DATA BLOCK:
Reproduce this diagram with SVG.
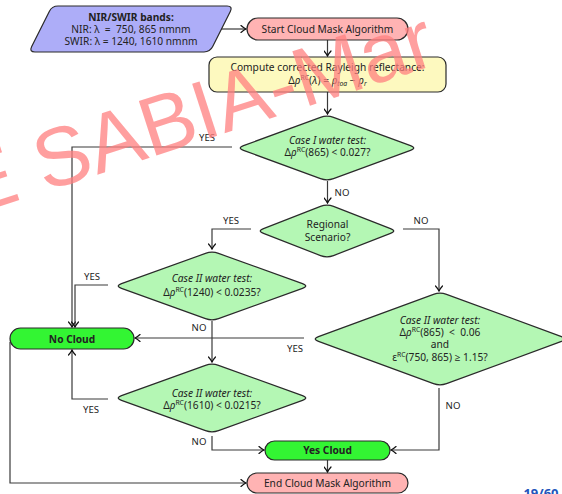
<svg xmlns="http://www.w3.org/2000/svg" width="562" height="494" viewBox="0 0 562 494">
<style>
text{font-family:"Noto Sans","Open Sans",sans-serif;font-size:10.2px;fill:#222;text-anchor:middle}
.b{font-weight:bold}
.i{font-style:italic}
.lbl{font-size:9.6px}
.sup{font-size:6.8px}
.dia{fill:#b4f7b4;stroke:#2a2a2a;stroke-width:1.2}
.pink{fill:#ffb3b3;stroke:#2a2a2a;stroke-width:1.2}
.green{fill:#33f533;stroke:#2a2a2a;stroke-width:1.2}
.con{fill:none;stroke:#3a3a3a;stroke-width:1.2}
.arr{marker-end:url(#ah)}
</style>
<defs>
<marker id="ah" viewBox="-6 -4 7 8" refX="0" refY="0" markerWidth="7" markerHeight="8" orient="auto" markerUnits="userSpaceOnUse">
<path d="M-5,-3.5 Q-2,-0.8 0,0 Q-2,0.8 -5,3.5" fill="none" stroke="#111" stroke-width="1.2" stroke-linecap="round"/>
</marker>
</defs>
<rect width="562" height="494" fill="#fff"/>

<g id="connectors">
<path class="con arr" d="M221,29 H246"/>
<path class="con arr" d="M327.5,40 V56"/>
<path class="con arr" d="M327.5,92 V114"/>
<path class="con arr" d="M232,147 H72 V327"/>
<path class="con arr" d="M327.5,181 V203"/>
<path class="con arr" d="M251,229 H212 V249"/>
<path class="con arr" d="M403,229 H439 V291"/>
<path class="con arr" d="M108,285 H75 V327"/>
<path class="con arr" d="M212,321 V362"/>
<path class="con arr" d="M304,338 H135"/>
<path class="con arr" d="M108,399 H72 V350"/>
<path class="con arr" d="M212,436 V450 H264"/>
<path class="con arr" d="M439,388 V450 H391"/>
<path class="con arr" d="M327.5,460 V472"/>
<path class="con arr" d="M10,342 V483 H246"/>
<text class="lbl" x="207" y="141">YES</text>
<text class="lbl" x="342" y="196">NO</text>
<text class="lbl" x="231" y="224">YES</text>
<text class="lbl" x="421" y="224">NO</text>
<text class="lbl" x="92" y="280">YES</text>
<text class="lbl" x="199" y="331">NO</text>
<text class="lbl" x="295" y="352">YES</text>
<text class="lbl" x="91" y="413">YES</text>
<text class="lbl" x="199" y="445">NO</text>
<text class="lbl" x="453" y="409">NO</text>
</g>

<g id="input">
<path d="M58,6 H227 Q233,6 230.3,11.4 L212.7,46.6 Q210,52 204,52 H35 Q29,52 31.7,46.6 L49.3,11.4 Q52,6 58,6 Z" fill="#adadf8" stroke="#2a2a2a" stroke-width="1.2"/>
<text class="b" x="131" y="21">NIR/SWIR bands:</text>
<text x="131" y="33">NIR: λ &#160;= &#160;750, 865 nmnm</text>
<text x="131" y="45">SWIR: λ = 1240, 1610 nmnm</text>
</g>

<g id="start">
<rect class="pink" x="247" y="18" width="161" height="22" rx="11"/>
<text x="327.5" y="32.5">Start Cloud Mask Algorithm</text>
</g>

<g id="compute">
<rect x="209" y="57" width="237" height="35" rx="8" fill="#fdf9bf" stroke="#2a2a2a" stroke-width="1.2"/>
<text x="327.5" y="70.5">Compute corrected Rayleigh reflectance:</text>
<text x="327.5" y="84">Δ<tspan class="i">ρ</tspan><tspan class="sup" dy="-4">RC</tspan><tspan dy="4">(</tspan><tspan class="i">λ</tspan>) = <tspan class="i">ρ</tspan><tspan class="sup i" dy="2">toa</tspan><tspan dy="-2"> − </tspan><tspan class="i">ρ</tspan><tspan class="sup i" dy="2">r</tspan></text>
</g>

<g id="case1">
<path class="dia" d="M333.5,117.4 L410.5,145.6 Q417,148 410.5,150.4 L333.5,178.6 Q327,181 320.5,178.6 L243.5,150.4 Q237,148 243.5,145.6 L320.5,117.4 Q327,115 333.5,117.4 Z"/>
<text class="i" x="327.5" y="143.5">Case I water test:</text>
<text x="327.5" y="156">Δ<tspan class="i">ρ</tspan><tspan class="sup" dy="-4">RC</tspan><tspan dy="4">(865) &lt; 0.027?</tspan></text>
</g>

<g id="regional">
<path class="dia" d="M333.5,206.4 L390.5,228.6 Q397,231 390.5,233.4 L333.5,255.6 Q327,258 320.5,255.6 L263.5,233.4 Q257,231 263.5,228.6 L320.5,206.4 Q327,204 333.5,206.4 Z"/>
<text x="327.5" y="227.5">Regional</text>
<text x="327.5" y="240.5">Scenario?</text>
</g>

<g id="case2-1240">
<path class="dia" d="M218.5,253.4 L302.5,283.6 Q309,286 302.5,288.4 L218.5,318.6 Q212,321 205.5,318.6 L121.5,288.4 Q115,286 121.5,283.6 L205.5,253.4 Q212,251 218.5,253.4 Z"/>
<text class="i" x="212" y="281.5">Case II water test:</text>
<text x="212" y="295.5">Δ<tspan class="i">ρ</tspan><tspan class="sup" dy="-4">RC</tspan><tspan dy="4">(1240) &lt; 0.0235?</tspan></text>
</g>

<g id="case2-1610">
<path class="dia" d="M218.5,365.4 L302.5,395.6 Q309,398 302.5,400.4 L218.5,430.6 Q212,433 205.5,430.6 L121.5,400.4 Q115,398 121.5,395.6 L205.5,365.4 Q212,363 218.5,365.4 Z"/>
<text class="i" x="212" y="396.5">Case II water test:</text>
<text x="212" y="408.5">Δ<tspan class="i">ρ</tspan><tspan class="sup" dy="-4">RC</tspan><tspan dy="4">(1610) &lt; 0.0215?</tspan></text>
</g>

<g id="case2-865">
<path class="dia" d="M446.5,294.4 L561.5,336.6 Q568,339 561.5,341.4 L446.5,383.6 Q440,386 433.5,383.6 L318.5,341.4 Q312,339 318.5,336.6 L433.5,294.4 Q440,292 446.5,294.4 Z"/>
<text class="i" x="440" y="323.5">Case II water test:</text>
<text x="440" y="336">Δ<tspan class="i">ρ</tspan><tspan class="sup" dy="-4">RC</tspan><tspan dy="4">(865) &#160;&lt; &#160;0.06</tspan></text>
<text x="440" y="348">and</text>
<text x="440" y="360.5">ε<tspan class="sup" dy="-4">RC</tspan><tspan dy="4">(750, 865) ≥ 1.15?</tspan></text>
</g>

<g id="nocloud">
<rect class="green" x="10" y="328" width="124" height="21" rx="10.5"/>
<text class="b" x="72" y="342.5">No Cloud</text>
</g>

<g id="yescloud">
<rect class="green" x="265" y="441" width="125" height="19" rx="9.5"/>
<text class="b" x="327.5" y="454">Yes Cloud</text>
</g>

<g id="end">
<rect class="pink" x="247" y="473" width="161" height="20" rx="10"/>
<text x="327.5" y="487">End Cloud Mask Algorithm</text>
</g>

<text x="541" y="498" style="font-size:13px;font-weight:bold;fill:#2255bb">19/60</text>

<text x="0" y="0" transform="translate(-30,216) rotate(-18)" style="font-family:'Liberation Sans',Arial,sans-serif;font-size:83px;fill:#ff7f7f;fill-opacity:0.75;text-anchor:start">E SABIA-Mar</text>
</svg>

EXERCISE OBJECTIVE: Working from the lines above, reproduce the material exactly and exclude its pictures.

ANSWER TO THIS PROBLEM:
Reproduce this diagram with SVG.
<svg xmlns="http://www.w3.org/2000/svg" width="562" height="494" viewBox="0 0 562 494">
<style>
text{font-family:"Noto Sans","Open Sans",sans-serif;font-size:10.2px;fill:#222;text-anchor:middle}
.b{font-weight:bold}
.i{font-style:italic}
.lbl{font-size:9.6px}
.sup{font-size:6.8px}
.dia{fill:#b4f7b4;stroke:#2a2a2a;stroke-width:1.2}
.pink{fill:#ffb3b3;stroke:#2a2a2a;stroke-width:1.2}
.green{fill:#33f533;stroke:#2a2a2a;stroke-width:1.2}
.con{fill:none;stroke:#3a3a3a;stroke-width:1.2}
.arr{marker-end:url(#ah)}
</style>
<defs>
<marker id="ah" viewBox="-6 -4 7 8" refX="0" refY="0" markerWidth="7" markerHeight="8" orient="auto" markerUnits="userSpaceOnUse">
<path d="M-5,-3.5 Q-2,-0.8 0,0 Q-2,0.8 -5,3.5" fill="none" stroke="#111" stroke-width="1.2" stroke-linecap="round"/>
</marker>
</defs>
<rect width="562" height="494" fill="#fff"/>

<g id="connectors">
<path class="con arr" d="M221,29 H246"/>
<path class="con arr" d="M327.5,40 V56"/>
<path class="con arr" d="M327.5,92 V114"/>
<path class="con arr" d="M232,147 H72 V327"/>
<path class="con arr" d="M327.5,181 V203"/>
<path class="con arr" d="M251,229 H212 V249"/>
<path class="con arr" d="M403,229 H439 V291"/>
<path class="con arr" d="M108,285 H75 V327"/>
<path class="con arr" d="M212,321 V362"/>
<path class="con arr" d="M304,338 H135"/>
<path class="con arr" d="M108,399 H72 V350"/>
<path class="con arr" d="M212,436 V450 H264"/>
<path class="con arr" d="M439,388 V450 H391"/>
<path class="con arr" d="M327.5,460 V472"/>
<path class="con arr" d="M10,342 V483 H246"/>
<text class="lbl" x="207" y="141">YES</text>
<text class="lbl" x="342" y="196">NO</text>
<text class="lbl" x="231" y="224">YES</text>
<text class="lbl" x="421" y="224">NO</text>
<text class="lbl" x="92" y="280">YES</text>
<text class="lbl" x="199" y="331">NO</text>
<text class="lbl" x="295" y="352">YES</text>
<text class="lbl" x="91" y="413">YES</text>
<text class="lbl" x="199" y="445">NO</text>
<text class="lbl" x="453" y="409">NO</text>
</g>

<g id="input">
<path d="M58,6 H227 Q233,6 230.3,11.4 L212.7,46.6 Q210,52 204,52 H35 Q29,52 31.7,46.6 L49.3,11.4 Q52,6 58,6 Z" fill="#adadf8" stroke="#2a2a2a" stroke-width="1.2"/>
<text class="b" x="131" y="21">NIR/SWIR bands:</text>
<text x="131" y="33">NIR: λ &#160;= &#160;750, 865 nmnm</text>
<text x="131" y="45">SWIR: λ = 1240, 1610 nmnm</text>
</g>

<g id="start">
<rect class="pink" x="247" y="18" width="161" height="22" rx="11"/>
<text x="327.5" y="32.5">Start Cloud Mask Algorithm</text>
</g>

<g id="compute">
<rect x="209" y="57" width="237" height="35" rx="8" fill="#fdf9bf" stroke="#2a2a2a" stroke-width="1.2"/>
<text x="327.5" y="70.5">Compute corrected Rayleigh reflectance:</text>
<text x="327.5" y="84">Δ<tspan class="i">ρ</tspan><tspan class="sup" dy="-4">RC</tspan><tspan dy="4">(</tspan><tspan class="i">λ</tspan>) = <tspan class="i">ρ</tspan><tspan class="sup i" dy="2">toa</tspan><tspan dy="-2"> − </tspan><tspan class="i">ρ</tspan><tspan class="sup i" dy="2">r</tspan></text>
</g>

<g id="case1">
<path class="dia" d="M333.5,117.4 L410.5,145.6 Q417,148 410.5,150.4 L333.5,178.6 Q327,181 320.5,178.6 L243.5,150.4 Q237,148 243.5,145.6 L320.5,117.4 Q327,115 333.5,117.4 Z"/>
<text class="i" x="327.5" y="143.5">Case I water test:</text>
<text x="327.5" y="156">Δ<tspan class="i">ρ</tspan><tspan class="sup" dy="-4">RC</tspan><tspan dy="4">(865) &lt; 0.027?</tspan></text>
</g>

<g id="regional">
<path class="dia" d="M333.5,206.4 L390.5,228.6 Q397,231 390.5,233.4 L333.5,255.6 Q327,258 320.5,255.6 L263.5,233.4 Q257,231 263.5,228.6 L320.5,206.4 Q327,204 333.5,206.4 Z"/>
<text x="327.5" y="227.5">Regional</text>
<text x="327.5" y="240.5">Scenario?</text>
</g>

<g id="case2-1240">
<path class="dia" d="M218.5,253.4 L302.5,283.6 Q309,286 302.5,288.4 L218.5,318.6 Q212,321 205.5,318.6 L121.5,288.4 Q115,286 121.5,283.6 L205.5,253.4 Q212,251 218.5,253.4 Z"/>
<text class="i" x="212" y="281.5">Case II water test:</text>
<text x="212" y="295.5">Δ<tspan class="i">ρ</tspan><tspan class="sup" dy="-4">RC</tspan><tspan dy="4">(1240) &lt; 0.0235?</tspan></text>
</g>

<g id="case2-1610">
<path class="dia" d="M218.5,365.4 L302.5,395.6 Q309,398 302.5,400.4 L218.5,430.6 Q212,433 205.5,430.6 L121.5,400.4 Q115,398 121.5,395.6 L205.5,365.4 Q212,363 218.5,365.4 Z"/>
<text class="i" x="212" y="396.5">Case II water test:</text>
<text x="212" y="408.5">Δ<tspan class="i">ρ</tspan><tspan class="sup" dy="-4">RC</tspan><tspan dy="4">(1610) &lt; 0.0215?</tspan></text>
</g>

<g id="case2-865">
<path class="dia" d="M446.5,294.4 L561.5,336.6 Q568,339 561.5,341.4 L446.5,383.6 Q440,386 433.5,383.6 L318.5,341.4 Q312,339 318.5,336.6 L433.5,294.4 Q440,292 446.5,294.4 Z"/>
<text class="i" x="440" y="323.5">Case II water test:</text>
<text x="440" y="336">Δ<tspan class="i">ρ</tspan><tspan class="sup" dy="-4">RC</tspan><tspan dy="4">(865) &#160;&lt; &#160;0.06</tspan></text>
<text x="440" y="348">and</text>
<text x="440" y="360.5">ε<tspan class="sup" dy="-4">RC</tspan><tspan dy="4">(750, 865) ≥ 1.15?</tspan></text>
</g>

<g id="nocloud">
<rect class="green" x="10" y="328" width="124" height="21" rx="10.5"/>
<text class="b" x="72" y="342.5">No Cloud</text>
</g>

<g id="yescloud">
<rect class="green" x="265" y="441" width="125" height="19" rx="9.5"/>
<text class="b" x="327.5" y="454">Yes Cloud</text>
</g>

<g id="end">
<rect class="pink" x="247" y="473" width="161" height="20" rx="10"/>
<text x="327.5" y="487">End Cloud Mask Algorithm</text>
</g>

<text x="541" y="498" style="font-size:13px;font-weight:bold;fill:#2255bb">19/60</text>

<text x="0" y="0" transform="translate(-30,216) rotate(-18)" style="font-family:'Liberation Sans',Arial,sans-serif;font-size:83px;fill:#ff7f7f;fill-opacity:0.75;text-anchor:start">E SABIA-Mar</text>
</svg>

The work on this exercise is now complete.